Cloud of secrecy
Gov. Linda Lingle is scheduled to meet with legislative leaders and tourism executives Thursday to talk strategy about Hawaii's visitor industry.
That's not a bad idea -- Lingle and other politicians holding face-to-face meetings with tourism honchos to toss around ideas about the state's No. 1 industry.
But when Lingle and company gather at her office, they will do so behind closed doors. And don't bother showing up to try to get a seat inside.
Lingle is shutting the public out. We're not invited. We're not welcome.
Russell Pang, Lingle's spokesman, said the tourism summit will be closed to the public so the industry people in attendance can speak candidly.
If TV cameras and reporters are allowed in, the concern is that the executives may not be as willing to speak openly and honestly about issues important to them and important to Hawaii's visitor market.
But keeping reporters out means keeping the public out -- not a good thing on general principle, and especially not when talking about an industry that touches so many lives in Hawaii.
Pang said the summit will be the first of a series of meetings Lingle wants to hold to formulate a long-term tourism strategy. Along the way, he added, there will be many opportunities for the public to provide feedback.
Just not at this meeting.
What's amazing about the Republican governor's position is that the summit won't be dealing with sensitive trade secrets or closely held financial data or strategies for fighting a lawsuit or anything else that might warrant confidentiality.
Instead, the participants will discuss their vision for the industry, the challenges that lie ahead and other, similar topics -- not the kind of stuff that justifies shutting out the public.
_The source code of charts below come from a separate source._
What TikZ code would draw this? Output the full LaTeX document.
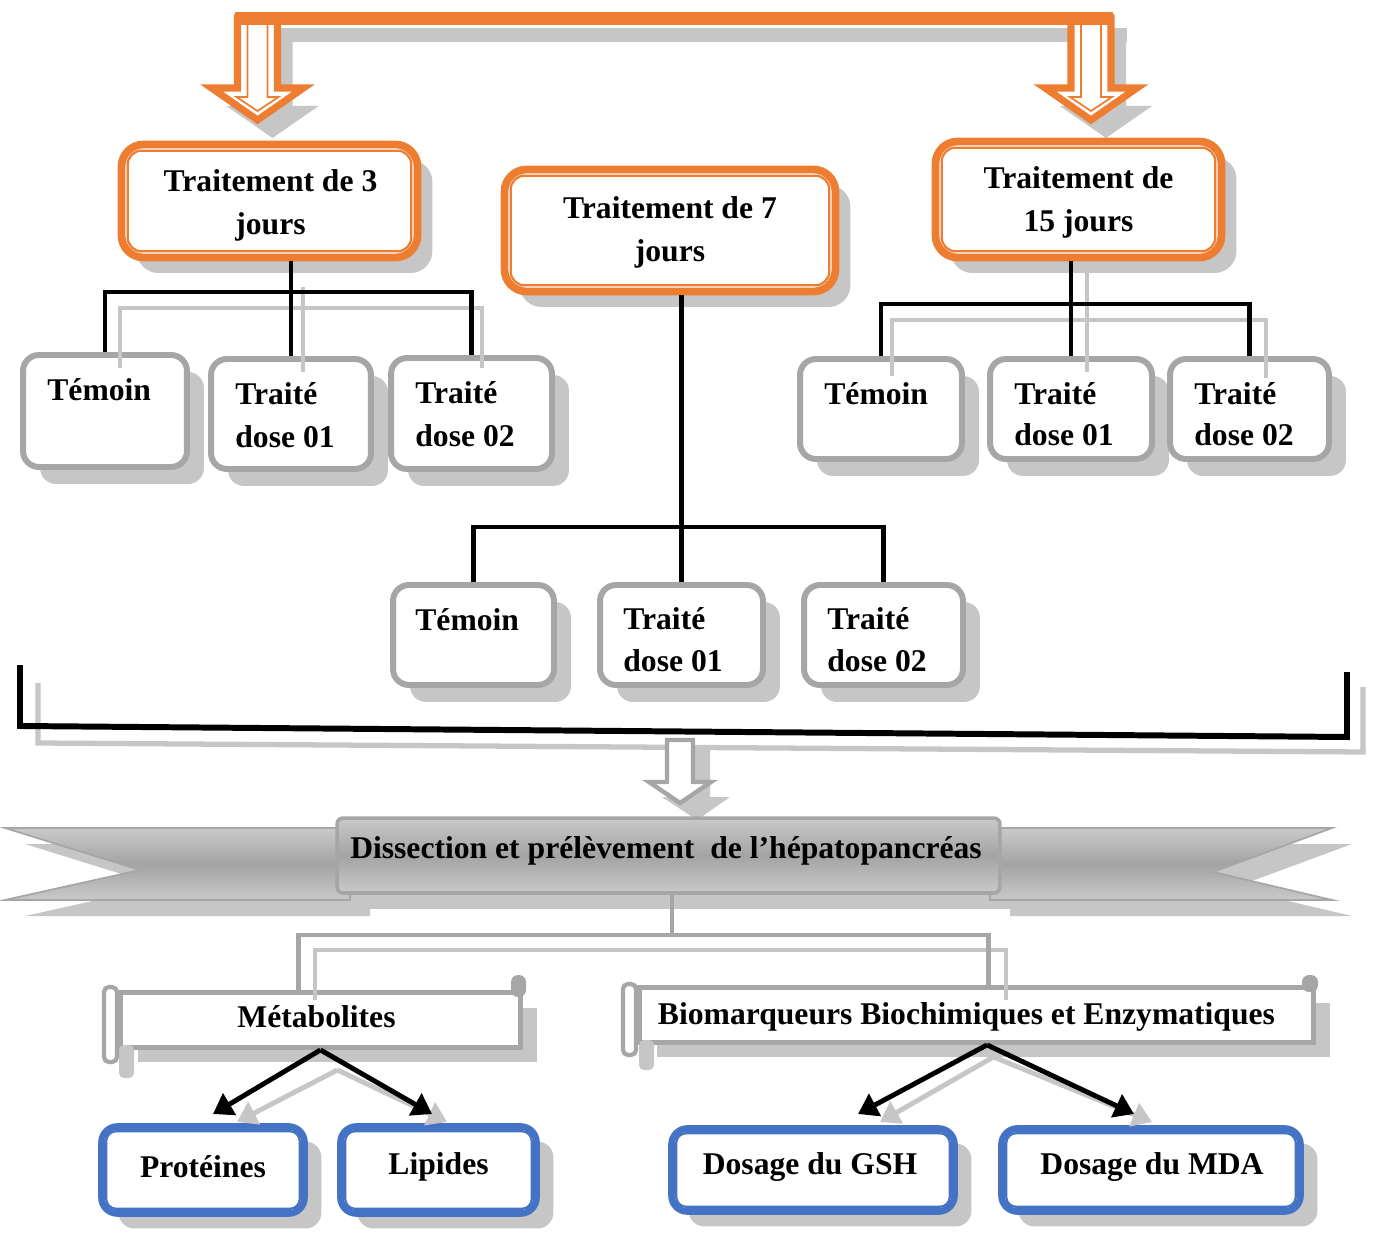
\documentclass[tikz,border=0pt]{standalone}
\usepackage{fontspec}
\setmainfont{Liberation Serif}
\usetikzlibrary{shadows,arrows.meta,calc}
\definecolor{orng}{RGB}{237,125,49}
\definecolor{bblue}{RGB}{68,114,196}
\definecolor{gbord}{RGB}{166,166,166}
\definecolor{shadc}{RGB}{198,198,198}
\newcommand\fs{\fontsize{18}{24.5}\selectfont\bfseries}
\tikzset{
  ob/.style={draw=orng, line width=4.4pt, rounded corners=0.44cm, fill=white, inner sep=0pt,
    drop shadow={shadow xshift=0.3cm, shadow yshift=-0.31cm, fill=shadc, opacity=1}},
  oin/.style={draw=orng, line width=1.3pt, rounded corners=0.28cm},
  gb/.style={draw=gbord, line width=3.4pt, rounded corners=0.32cm, fill=white, inner sep=0pt,
    drop shadow={shadow xshift=0.34cm, shadow yshift=-0.34cm, fill=shadc, opacity=1}},
  bb/.style={draw=bblue, line width=3.8pt, rounded corners=0.32cm, fill=white, inner sep=0pt,
    drop shadow={shadow xshift=0.34cm, shadow yshift=-0.3cm, fill=shadc, opacity=1}},
  bin/.style={draw=bblue, line width=1.3pt, rounded corners=0.2cm},
  sc/.style={draw=gbord, line width=2.8pt, fill=white, inner sep=0pt,
    drop shadow={shadow xshift=0.34cm, shadow yshift=-0.3cm, fill=shadc, opacity=1}},
  blk/.style={line width=2.8pt, black},
  shl/.style={line width=2.6pt, shadc},
  gcon/.style={line width=2.8pt, gbord},
  arr/.style={line width=2.8pt, black, -{Triangle[width=14pt,length=11pt]}},
  sarr/.style={line width=2.8pt, shadc, -{Triangle[width=14pt,length=11pt]}},
  lbl/.style={inner sep=0pt, anchor=base west},
  ctxt/.style={inner sep=0pt, align=center},
  bshade/.style={top color=gray!42, bottom color=gray!42, middle color=gray!72},
  tarr/.style={insert path={(#1-20,18) -- (#1-20,88) -- (#1-46,88) -- (#1,120) -- (#1+46,88) -- (#1+20,88) -- (#1+20,18) -- cycle}},
  tarrin/.style={insert path={(#1-10,18) -- (#1-10,97) -- (#1-21,97) -- (#1,111) -- (#1+21,97) -- (#1+10,97) -- (#1+10,18)}},
}
\begin{document}
\begin{tikzpicture}[x=0.02cm,y=-0.02cm,font=\fs]
\fill[white] (0,0) rectangle (1374,1233);
\useasboundingbox (0,0) rectangle (1374,1233);

% ---------- top orange arrows ----------
\fill[shadc] (252,28) rectangle (1127,42);
\fill[shadc, shift={(15,18)}] [tarr=257.5];
\fill[shadc, shift={(15,18)}] [tarr=1091];
\draw[orng, line width=4pt, fill=white, line join=miter] [tarr=257.5];
\draw[orng, line width=1pt] [tarrin=257.5];
\draw[orng, line width=4pt, fill=white, line join=miter] [tarr=1091];
\draw[orng, line width=1pt] [tarrin=1091];
\fill[orng] (235,12) rectangle (1113,25);

% ---------- treatment boxes ----------
\node[ob, minimum width=5.92cm, minimum height=2.26cm] (o3) at (269.5,201) {};
\node[ob, minimum width=6.62cm, minimum height=2.44cm] (o7) at (670,230.5) {};
\node[ob, minimum width=5.72cm, minimum height=2.32cm] (o15) at (1078.5,199.5) {};
\draw[oin] ($(o3.north west)+(10,10)$) rectangle ($(o3.south east)+(-10,-10)$);
\draw[oin] ($(o7.north west)+(10,10)$) rectangle ($(o7.south east)+(-10,-10)$);
\draw[oin] ($(o15.north west)+(10,10)$) rectangle ($(o15.south east)+(-10,-10)$);
\node[ctxt] (o3t) at ($(o3.center)+(1,4)$) {Traitement de 3\\jours};
\node[ctxt] (o7t) at ($(o7.center)+(0,2)$) {Traitement de 7\\jours};
\node[ctxt] (o15t) at ($(o15.center)+(0,3)$) {Traitement de\\15 jours};

% ---------- group boxes ----------
\node[gb, minimum width=3.28cm, minimum height=2.24cm] (g1) at (105,411) {};
\node[gb, minimum width=3.2cm, minimum height=2.2cm] (g2) at (291,414) {};
\node[gb, minimum width=3.22cm, minimum height=2.22cm] (g3) at (471.5,413.5) {};
\node[gb, minimum width=3.24cm, minimum height=2.0cm] (g4) at (881,409) {};
\node[gb, minimum width=3.24cm, minimum height=2.0cm] (g5) at (1071,409) {};
\node[gb, minimum width=3.18cm, minimum height=2.0cm] (g6) at (1249.5,409) {};
\node[gb, minimum width=3.22cm, minimum height=2.0cm] (g7) at (473.5,635) {};
\node[gb, minimum width=3.26cm, minimum height=2.0cm] (g8) at (681.5,635) {};
\node[gb, minimum width=3.18cm, minimum height=2.0cm] (g9) at (883.5,635) {};

\node[lbl] (t1) at ([shift={(27,48)}]g1.north west) {Témoin};
\node[lbl] (t2a) at ([shift={(27,48)}]g2.north west) {Traité};
\node[lbl] (t2b) at ([shift={(27,91)}]g2.north west) {dose 01};
\node[lbl] (t3a) at ([shift={(27,48)}]g3.north west) {Traité};
\node[lbl] (t3b) at ([shift={(27,91)}]g3.north west) {dose 02};
\node[lbl] (t4) at ([shift={(27,48)}]g4.north west) {Témoin};
\node[lbl] (t5a) at ([shift={(27,48)}]g5.north west) {Traité};
\node[lbl] (t5b) at ([shift={(27,89)}]g5.north west) {dose 01};
\node[lbl] (t6a) at ([shift={(27,48)}]g6.north west) {Traité};
\node[lbl] (t6b) at ([shift={(27,89)}]g6.north west) {dose 02};
\node[lbl] (t7) at ([shift={(25,48)}]g7.north west) {Témoin};
\node[lbl] (t8a) at ([shift={(26,47)}]g8.north west) {Traité};
\node[lbl] (t8b) at ([shift={(26,89)}]g8.north west) {dose 01};
\node[lbl] (t9a) at ([shift={(26,47)}]g9.north west) {Traité};
\node[lbl] (t9b) at ([shift={(26,89)}]g9.north west) {dose 02};

% ---------- connector shadows (top groups) ----------
\draw[shl] (120,368) -- (120,308) -- (482,308) -- (482,368);
\draw[shl] (303,287) -- (303,372);
\draw[shl] (892,376) -- (892,320) -- (1266,320) -- (1266,378);
\draw[shl] (1087,273) -- (1087,372);

% ---------- black connectors ----------
\coordinate (hL) at (0,292);
\coordinate (hM) at (0,527);
\coordinate (hR) at (0,304);
\draw[blk] (g1.north) -- (g1.north |- hL) -- (g3.north |- hL) -- (g3.north);
\draw[blk] (o3.south -| g2.north) -- (g2.north);
\draw[blk] (g7.north) -- (g7.north |- hM) -- (g9.north |- hM) -- (g9.north);
\draw[blk] (o7.south -| g8.north) -- (g8.north);
\draw[blk] (g4.north) -- (g4.north |- hR) -- (g6.north |- hR) -- (g6.north);
\draw[blk] (o15.south -| g5.north) -- (g5.north);

% ---------- bracket ----------
\draw[shl, line width=3pt] (38,683) -- (38,743) -- (1363,752) -- (1363,687);
\draw[black, line width=3.4pt, line join=miter] (20,665) -- (20,726) -- (1347,737) -- (1347,672);

% grey hollow arrow
\fill[shadc] (684,745) -- (684,797) -- (662,797) -- (697,820) -- (730,797) -- (710,797) -- (710,745) -- cycle;
\draw[gbord, line width=2.5pt, fill=white, line join=miter] (667,740) -- (667,782) -- (649,782) -- (680,803) -- (711,782) -- (693,782) -- (693,740) -- cycle;

% ---------- banner ----------
\begin{scope}[shift={(20,16)}]
  \fill[shadc] (5,828) -- (350,828) -- (350,900) -- (5,900) -- (140,870) -- cycle;
  \fill[shadc] (990,828) -- (1332,828) -- (1213,872) -- (1332,900) -- (990,900) -- cycle;
  \fill[shadc] (337,818) rectangle (1000,893);
\end{scope}
\draw[gbord, line width=1pt, bshade] (5,828) -- (350,828) -- (350,900) -- (5,900) -- (140,870) -- cycle;
\draw[gbord, line width=1pt, bshade] (990,828) -- (1332,828) -- (1213,872) -- (1332,900) -- (990,900) -- cycle;
\node[draw=gbord, line width=2pt, bshade, rounded corners=0.12cm, minimum width=13.26cm, minimum height=1.5cm, inner sep=0pt] (dis) at (668.5,855.5) {};
\node[inner sep=0pt] (dtxt) at (666,851) {Dissection et prélèvement~ de l’hépatopancréas};

% ---------- scrolls ----------
\node[sc, minimum width=8.0cm, minimum height=1.1cm] (m) at (320.5,1020) {};
\node[sc, minimum width=13.48cm, minimum height=1.1cm] (bio) at (976.5,1015) {};
\node[inner sep=0pt] (mt) at ($(m.center)+(-4,-3)$) {Métabolites};
\node[inner sep=0pt] (biot) at ($(bio.center)+(-10,2)$) {Biomarqueurs Biochimiques et Enzymatiques};
% curls
\fill[shadc, rounded corners=0.1cm] (119,1045) rectangle (134,1078);
\draw[gbord, line width=2.4pt, fill=white, rounded corners=0.1cm] (104,987) rectangle (117,1062);
\fill[gbord, rounded corners=0.14cm] (511,975) rectangle (526,997);
\fill[shadc, rounded corners=0.1cm] (639,1040) rectangle (654,1070);
\draw[gbord, line width=2.4pt, fill=white, rounded corners=0.1cm] (623,984) rectangle (636,1055);
\fill[gbord, rounded corners=0.14cm] (1302,975) rectangle (1318,992);

% grey connector from banner
\coordinate (jb) at (672,935);
\draw[shl] (315,1000) -- (315,950) -- (1006,950) -- (1006,1000);
\draw[gcon] (dis.south -| jb) -- (jb);
\draw[gcon] ($(m.north west)+(180,0)$) |- (jb) -| ($(bio.north west)+(351,0)$);

% ---------- result boxes ----------
\node[bb, minimum width=4.06cm, minimum height=1.74cm] (b1) at (203,1170) {};
\node[bb, minimum width=3.92cm, minimum height=1.74cm] (b2) at (438.5,1170) {};
\node[bb, minimum width=5.66cm, minimum height=1.66cm] (b3) at (813,1170) {};
\node[bb, minimum width=5.98cm, minimum height=1.66cm] (b4) at (1151,1170) {};
\draw[bin] ($(b1.north west)+(8,8)$) rectangle ($(b1.south east)+(-8,-8)$);
\draw[bin] ($(b2.north west)+(8,8)$) rectangle ($(b2.south east)+(-8,-8)$);
\draw[bin] ($(b3.north west)+(8,8)$) rectangle ($(b3.south east)+(-8,-8)$);
\draw[bin] ($(b4.north west)+(8,8)$) rectangle ($(b4.south east)+(-8,-8)$);
\node[inner sep=0pt] (b1t) at ($(b1.center)+(0,-3)$) {Protéines};
\node[inner sep=0pt] (b2t) at ($(b2.center)+(0,-3)$) {Lipides};
\node[inner sep=0pt] (b3t) at ($(b3.center)+(-3,-3)$) {Dosage du GSH};
\node[inner sep=0pt] (b4t) at ($(b4.center)+(1,-3)$) {Dosage du MDA};

% ---------- arrows ----------
\coordinate (pa) at (213,1114);
\coordinate (la) at (432,1114);
\coordinate (ga) at (858,1114);
\coordinate (ma) at (1134,1114);
\draw[sarr] ([shift={(17,20)}]m.south) -- (237,1122);
\draw[sarr] ([shift={(17,20)}]m.south) -- (447,1122);
\draw[sarr] ([shift={(17,12)}]bio.south) -- (880,1122);
\draw[sarr] ([shift={(17,12)}]bio.south) -- (1152,1122);
\draw[arr] (m.south) -- (pa);
\draw[arr] (m.south) -- (la);
\draw[arr] ([xshift=6]bio.south) -- (ga);
\draw[arr] ([xshift=6]bio.south) -- (ma);
\end{tikzpicture}
\end{document}
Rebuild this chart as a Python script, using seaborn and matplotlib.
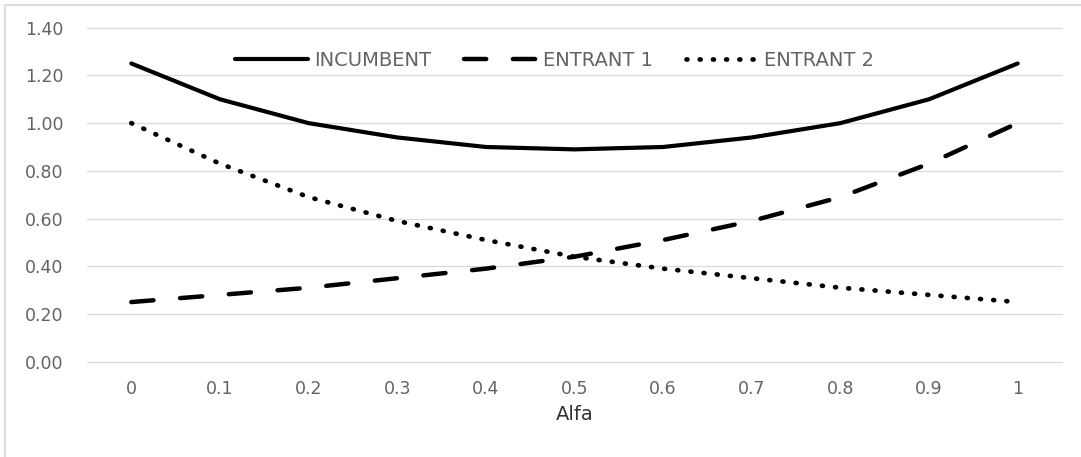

"You have to have a very good reason to close the doors," said Jacqueline Parnell, board member of the Hawaii Pro-Democracy Initiative, an advocate for open government. "To say it's so they can talk more freely is not one of them."
There's no denying that the presence of reporters, cameras and bright TV lights can prompt some folks to clam up, to refrain from saying what's really on their mind or to even do some grandstanding.
"Some kinds of things are a little easier to talk about in private," agreed Murray Towill, president of the Hawaii Hotel Association, one of the organizations that will be represented at the summit.
Towill said he views the closed meeting as just one step in a multipronged process, and the summit simply is a way to start the process with frank discussions.
Similarly, House Speaker Calvin Say (D, Palolo) said he sees no problem with the meeting being behind closed doors.
The governor is interested in sharing her vision for Hawaii tourism with the summit participants and hearing theirs as well, according to Pang.
By keeping the meeting closed, he explained, "they can talk freely." What's more, reporters will be briefed afterward on what was discussed, Pang said.
But the spirit of open government and the interests of the public shouldn't be shortchanged simply to make summit participants feel more comfortable speaking up.
If they can't say publicly what's on their mind, maybe they shouldn't be there in the first place. These are, after all, supposed to be industry leaders, not entry-level help, and you typically don't make it to the top rungs of any industry by being timid of speech and lacking in self-confidence.
Besides, why create suspicion and controversy needlessly?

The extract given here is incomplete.